**EXERCISE PROMPT**: Transcribe the records that follow exactly. Skip the pictures.

**MATERIAL SUPPLIED**:

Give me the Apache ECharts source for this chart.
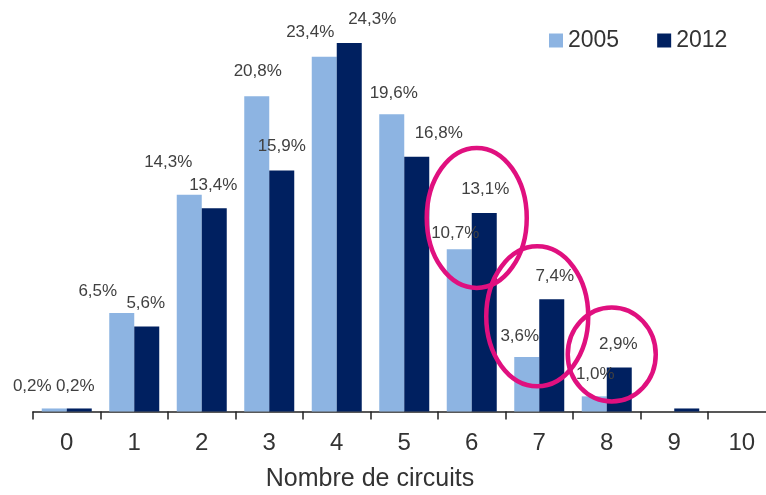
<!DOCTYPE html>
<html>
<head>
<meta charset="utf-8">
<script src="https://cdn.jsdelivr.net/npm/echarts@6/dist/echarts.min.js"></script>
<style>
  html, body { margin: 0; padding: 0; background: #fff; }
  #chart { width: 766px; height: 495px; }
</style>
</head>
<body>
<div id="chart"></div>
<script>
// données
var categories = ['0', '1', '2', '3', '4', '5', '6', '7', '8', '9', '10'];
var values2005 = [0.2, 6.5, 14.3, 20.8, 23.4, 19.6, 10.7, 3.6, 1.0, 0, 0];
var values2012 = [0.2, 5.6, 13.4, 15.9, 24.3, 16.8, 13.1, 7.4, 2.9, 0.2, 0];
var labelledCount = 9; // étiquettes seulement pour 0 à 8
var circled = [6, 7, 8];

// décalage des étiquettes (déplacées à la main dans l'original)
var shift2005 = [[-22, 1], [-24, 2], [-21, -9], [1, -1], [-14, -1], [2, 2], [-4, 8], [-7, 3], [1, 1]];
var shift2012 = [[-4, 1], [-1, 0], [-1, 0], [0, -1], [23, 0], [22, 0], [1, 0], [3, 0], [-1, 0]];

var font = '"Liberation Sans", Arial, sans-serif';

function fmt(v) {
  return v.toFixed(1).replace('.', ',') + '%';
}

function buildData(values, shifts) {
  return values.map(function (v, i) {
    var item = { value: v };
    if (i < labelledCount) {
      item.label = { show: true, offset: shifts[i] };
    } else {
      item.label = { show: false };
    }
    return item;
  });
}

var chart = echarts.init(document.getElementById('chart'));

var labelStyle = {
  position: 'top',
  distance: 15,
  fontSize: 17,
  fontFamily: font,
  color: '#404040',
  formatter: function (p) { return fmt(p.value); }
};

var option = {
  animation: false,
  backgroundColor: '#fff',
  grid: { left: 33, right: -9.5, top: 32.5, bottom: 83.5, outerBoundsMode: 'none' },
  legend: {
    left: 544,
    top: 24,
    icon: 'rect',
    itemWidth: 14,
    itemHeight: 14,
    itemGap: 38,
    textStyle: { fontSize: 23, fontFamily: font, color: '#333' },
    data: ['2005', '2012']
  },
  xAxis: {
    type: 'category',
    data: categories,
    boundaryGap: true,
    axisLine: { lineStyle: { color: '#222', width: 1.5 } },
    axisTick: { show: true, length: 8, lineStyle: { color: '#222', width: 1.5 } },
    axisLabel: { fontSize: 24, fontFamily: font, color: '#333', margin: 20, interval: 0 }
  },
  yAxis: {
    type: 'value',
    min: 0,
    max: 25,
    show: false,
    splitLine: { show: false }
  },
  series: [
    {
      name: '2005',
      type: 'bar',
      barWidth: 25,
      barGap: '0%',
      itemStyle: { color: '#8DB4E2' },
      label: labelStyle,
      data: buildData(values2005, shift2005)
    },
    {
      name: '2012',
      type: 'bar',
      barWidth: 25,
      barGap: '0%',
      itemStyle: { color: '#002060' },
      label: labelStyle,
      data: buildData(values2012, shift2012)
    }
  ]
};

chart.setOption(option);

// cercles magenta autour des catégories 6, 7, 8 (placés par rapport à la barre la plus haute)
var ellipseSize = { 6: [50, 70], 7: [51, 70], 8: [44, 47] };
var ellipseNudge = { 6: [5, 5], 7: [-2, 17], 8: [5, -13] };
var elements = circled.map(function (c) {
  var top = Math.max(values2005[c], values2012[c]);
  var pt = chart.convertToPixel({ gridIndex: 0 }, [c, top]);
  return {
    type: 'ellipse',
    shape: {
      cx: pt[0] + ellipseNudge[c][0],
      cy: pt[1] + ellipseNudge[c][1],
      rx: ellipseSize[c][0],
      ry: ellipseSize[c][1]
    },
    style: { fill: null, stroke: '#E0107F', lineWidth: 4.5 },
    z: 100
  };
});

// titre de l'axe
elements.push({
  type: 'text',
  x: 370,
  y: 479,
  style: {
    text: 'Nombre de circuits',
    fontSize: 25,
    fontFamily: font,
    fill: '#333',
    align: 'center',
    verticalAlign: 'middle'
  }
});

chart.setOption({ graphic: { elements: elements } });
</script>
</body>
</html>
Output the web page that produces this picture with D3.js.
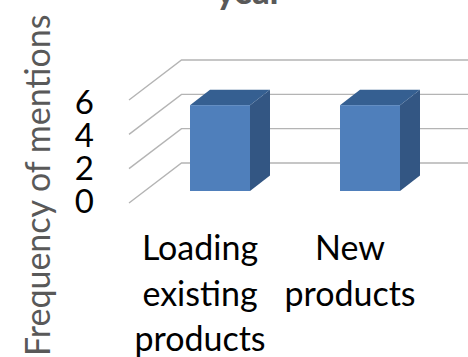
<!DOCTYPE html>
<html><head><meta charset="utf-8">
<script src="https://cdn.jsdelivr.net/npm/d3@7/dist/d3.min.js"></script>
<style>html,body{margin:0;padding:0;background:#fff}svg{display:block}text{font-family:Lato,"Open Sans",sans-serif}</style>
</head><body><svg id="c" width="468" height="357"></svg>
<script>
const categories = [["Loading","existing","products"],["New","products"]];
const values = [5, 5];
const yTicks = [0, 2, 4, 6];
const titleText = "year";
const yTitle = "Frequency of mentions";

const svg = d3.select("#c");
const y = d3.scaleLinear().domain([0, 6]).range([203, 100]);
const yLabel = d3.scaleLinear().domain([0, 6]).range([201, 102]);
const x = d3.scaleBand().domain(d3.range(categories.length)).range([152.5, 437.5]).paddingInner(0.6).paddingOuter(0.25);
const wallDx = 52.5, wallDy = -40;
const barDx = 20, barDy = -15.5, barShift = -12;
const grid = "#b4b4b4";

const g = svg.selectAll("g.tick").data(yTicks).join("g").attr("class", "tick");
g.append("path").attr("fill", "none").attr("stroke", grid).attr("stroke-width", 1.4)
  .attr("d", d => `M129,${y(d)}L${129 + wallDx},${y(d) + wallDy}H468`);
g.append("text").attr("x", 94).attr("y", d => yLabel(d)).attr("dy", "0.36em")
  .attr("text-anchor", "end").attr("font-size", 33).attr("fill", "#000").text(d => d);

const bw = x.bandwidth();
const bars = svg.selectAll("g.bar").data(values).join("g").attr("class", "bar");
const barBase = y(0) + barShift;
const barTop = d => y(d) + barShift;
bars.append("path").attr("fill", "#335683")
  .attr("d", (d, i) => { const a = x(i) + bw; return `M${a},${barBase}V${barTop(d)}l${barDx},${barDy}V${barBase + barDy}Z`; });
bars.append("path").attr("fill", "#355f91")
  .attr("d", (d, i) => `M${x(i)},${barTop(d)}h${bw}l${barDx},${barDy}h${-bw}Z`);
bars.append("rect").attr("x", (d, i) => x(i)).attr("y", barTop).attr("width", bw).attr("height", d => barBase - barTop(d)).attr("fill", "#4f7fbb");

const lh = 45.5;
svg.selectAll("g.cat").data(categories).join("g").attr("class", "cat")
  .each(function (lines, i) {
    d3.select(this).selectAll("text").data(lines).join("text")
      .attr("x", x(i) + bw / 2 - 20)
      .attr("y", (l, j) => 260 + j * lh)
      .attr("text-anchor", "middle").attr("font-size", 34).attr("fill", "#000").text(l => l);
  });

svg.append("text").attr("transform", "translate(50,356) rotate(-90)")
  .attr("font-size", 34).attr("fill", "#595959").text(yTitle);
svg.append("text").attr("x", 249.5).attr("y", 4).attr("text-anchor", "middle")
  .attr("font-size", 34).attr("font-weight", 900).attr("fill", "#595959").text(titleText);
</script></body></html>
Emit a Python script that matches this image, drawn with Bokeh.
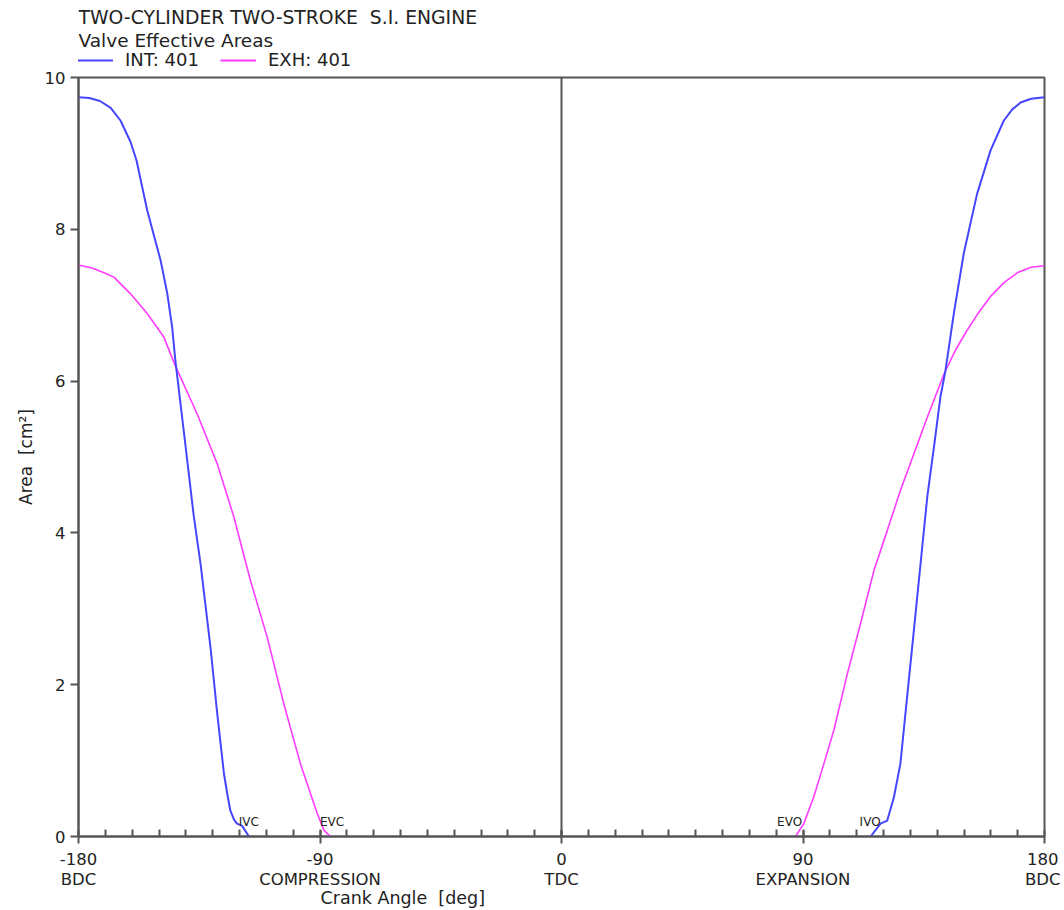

**RESPONSE TO THE EXERCISE**:
Give me the Apache ECharts source for this chart.
<!DOCTYPE html>
<html>
<head>
<meta charset="utf-8">
<script src="https://cdn.jsdelivr.net/npm/echarts@6/dist/echarts.min.js"></script>
<style>
  html, body { margin: 0; padding: 0; background: #fff; }
  #chart { width: 766px; height: 495px; }
</style>
</head>
<body>
<div id="chart"></div>
<script>
// données
var categories = ['0', '1', '2', '3', '4', '5', '6', '7', '8', '9', '10'];
var values2005 = [0.2, 6.5, 14.3, 20.8, 23.4, 19.6, 10.7, 3.6, 1.0, 0, 0];
var values2012 = [0.2, 5.6, 13.4, 15.9, 24.3, 16.8, 13.1, 7.4, 2.9, 0.2, 0];
var labelledCount = 9; // étiquettes seulement pour 0 à 8
var circled = [6, 7, 8];

// décalage des étiquettes (déplacées à la main dans l'original)
var shift2005 = [[-22, 1], [-24, 2], [-21, -9], [1, -1], [-14, -1], [2, 2], [-4, 8], [-7, 3], [1, 1]];
var shift2012 = [[-4, 1], [-1, 0], [-1, 0], [0, -1], [23, 0], [22, 0], [1, 0], [3, 0], [-1, 0]];

var font = '"Liberation Sans", Arial, sans-serif';

function fmt(v) {
  return v.toFixed(1).replace('.', ',') + '%';
}

function buildData(values, shifts) {
  return values.map(function (v, i) {
    var item = { value: v };
    if (i < labelledCount) {
      item.label = { show: true, offset: shifts[i] };
    } else {
      item.label = { show: false };
    }
    return item;
  });
}

var chart = echarts.init(document.getElementById('chart'));

var labelStyle = {
  position: 'top',
  distance: 15,
  fontSize: 17,
  fontFamily: font,
  color: '#404040',
  formatter: function (p) { return fmt(p.value); }
};

var option = {
  animation: false,
  backgroundColor: '#fff',
  grid: { left: 33, right: -9.5, top: 32.5, bottom: 83.5, outerBoundsMode: 'none' },
  legend: {
    left: 544,
    top: 24,
    icon: 'rect',
    itemWidth: 14,
    itemHeight: 14,
    itemGap: 38,
    textStyle: { fontSize: 23, fontFamily: font, color: '#333' },
    data: ['2005', '2012']
  },
  xAxis: {
    type: 'category',
    data: categories,
    boundaryGap: true,
    axisLine: { lineStyle: { color: '#222', width: 1.5 } },
    axisTick: { show: true, length: 8, lineStyle: { color: '#222', width: 1.5 } },
    axisLabel: { fontSize: 24, fontFamily: font, color: '#333', margin: 20, interval: 0 }
  },
  yAxis: {
    type: 'value',
    min: 0,
    max: 25,
    show: false,
    splitLine: { show: false }
  },
  series: [
    {
      name: '2005',
      type: 'bar',
      barWidth: 25,
      barGap: '0%',
      itemStyle: { color: '#8DB4E2' },
      label: labelStyle,
      data: buildData(values2005, shift2005)
    },
    {
      name: '2012',
      type: 'bar',
      barWidth: 25,
      barGap: '0%',
      itemStyle: { color: '#002060' },
      label: labelStyle,
      data: buildData(values2012, shift2012)
    }
  ]
};

chart.setOption(option);

// cercles magenta autour des catégories 6, 7, 8 (placés par rapport à la barre la plus haute)
var ellipseSize = { 6: [50, 70], 7: [51, 70], 8: [44, 47] };
var ellipseNudge = { 6: [5, 5], 7: [-2, 17], 8: [5, -13] };
var elements = circled.map(function (c) {
  var top = Math.max(values2005[c], values2012[c]);
  var pt = chart.convertToPixel({ gridIndex: 0 }, [c, top]);
  return {
    type: 'ellipse',
    shape: {
      cx: pt[0] + ellipseNudge[c][0],
      cy: pt[1] + ellipseNudge[c][1],
      rx: ellipseSize[c][0],
      ry: ellipseSize[c][1]
    },
    style: { fill: null, stroke: '#E0107F', lineWidth: 4.5 },
    z: 100
  };
});

// titre de l'axe
elements.push({
  type: 'text',
  x: 370,
  y: 479,
  style: {
    text: 'Nombre de circuits',
    fontSize: 25,
    fontFamily: font,
    fill: '#333',
    align: 'center',
    verticalAlign: 'middle'
  }
});

chart.setOption({ graphic: { elements: elements } });
</script>
</body>
</html>
Output the web page that produces this picture with D3.js.
<!DOCTYPE html>
<html><head><meta charset="utf-8">
<script src="https://cdn.jsdelivr.net/npm/d3@7/dist/d3.min.js"></script>
<style>html,body{margin:0;padding:0;background:#fff}svg{display:block}text{font-family:Lato,"Open Sans",sans-serif}</style>
</head><body><svg id="c" width="468" height="357"></svg>
<script>
const categories = [["Loading","existing","products"],["New","products"]];
const values = [5, 5];
const yTicks = [0, 2, 4, 6];
const titleText = "year";
const yTitle = "Frequency of mentions";

const svg = d3.select("#c");
const y = d3.scaleLinear().domain([0, 6]).range([203, 100]);
const yLabel = d3.scaleLinear().domain([0, 6]).range([201, 102]);
const x = d3.scaleBand().domain(d3.range(categories.length)).range([152.5, 437.5]).paddingInner(0.6).paddingOuter(0.25);
const wallDx = 52.5, wallDy = -40;
const barDx = 20, barDy = -15.5, barShift = -12;
const grid = "#b4b4b4";

const g = svg.selectAll("g.tick").data(yTicks).join("g").attr("class", "tick");
g.append("path").attr("fill", "none").attr("stroke", grid).attr("stroke-width", 1.4)
  .attr("d", d => `M129,${y(d)}L${129 + wallDx},${y(d) + wallDy}H468`);
g.append("text").attr("x", 94).attr("y", d => yLabel(d)).attr("dy", "0.36em")
  .attr("text-anchor", "end").attr("font-size", 33).attr("fill", "#000").text(d => d);

const bw = x.bandwidth();
const bars = svg.selectAll("g.bar").data(values).join("g").attr("class", "bar");
const barBase = y(0) + barShift;
const barTop = d => y(d) + barShift;
bars.append("path").attr("fill", "#335683")
  .attr("d", (d, i) => { const a = x(i) + bw; return `M${a},${barBase}V${barTop(d)}l${barDx},${barDy}V${barBase + barDy}Z`; });
bars.append("path").attr("fill", "#355f91")
  .attr("d", (d, i) => `M${x(i)},${barTop(d)}h${bw}l${barDx},${barDy}h${-bw}Z`);
bars.append("rect").attr("x", (d, i) => x(i)).attr("y", barTop).attr("width", bw).attr("height", d => barBase - barTop(d)).attr("fill", "#4f7fbb");

const lh = 45.5;
svg.selectAll("g.cat").data(categories).join("g").attr("class", "cat")
  .each(function (lines, i) {
    d3.select(this).selectAll("text").data(lines).join("text")
      .attr("x", x(i) + bw / 2 - 20)
      .attr("y", (l, j) => 260 + j * lh)
      .attr("text-anchor", "middle").attr("font-size", 34).attr("fill", "#000").text(l => l);
  });

svg.append("text").attr("transform", "translate(50,356) rotate(-90)")
  .attr("font-size", 34).attr("fill", "#595959").text(yTitle);
svg.append("text").attr("x", 249.5).attr("y", 4).attr("text-anchor", "middle")
  .attr("font-size", 34).attr("font-weight", 900).attr("fill", "#595959").text(titleText);
</script></body></html>
Emit a Python script that matches this image, drawn with Bokeh.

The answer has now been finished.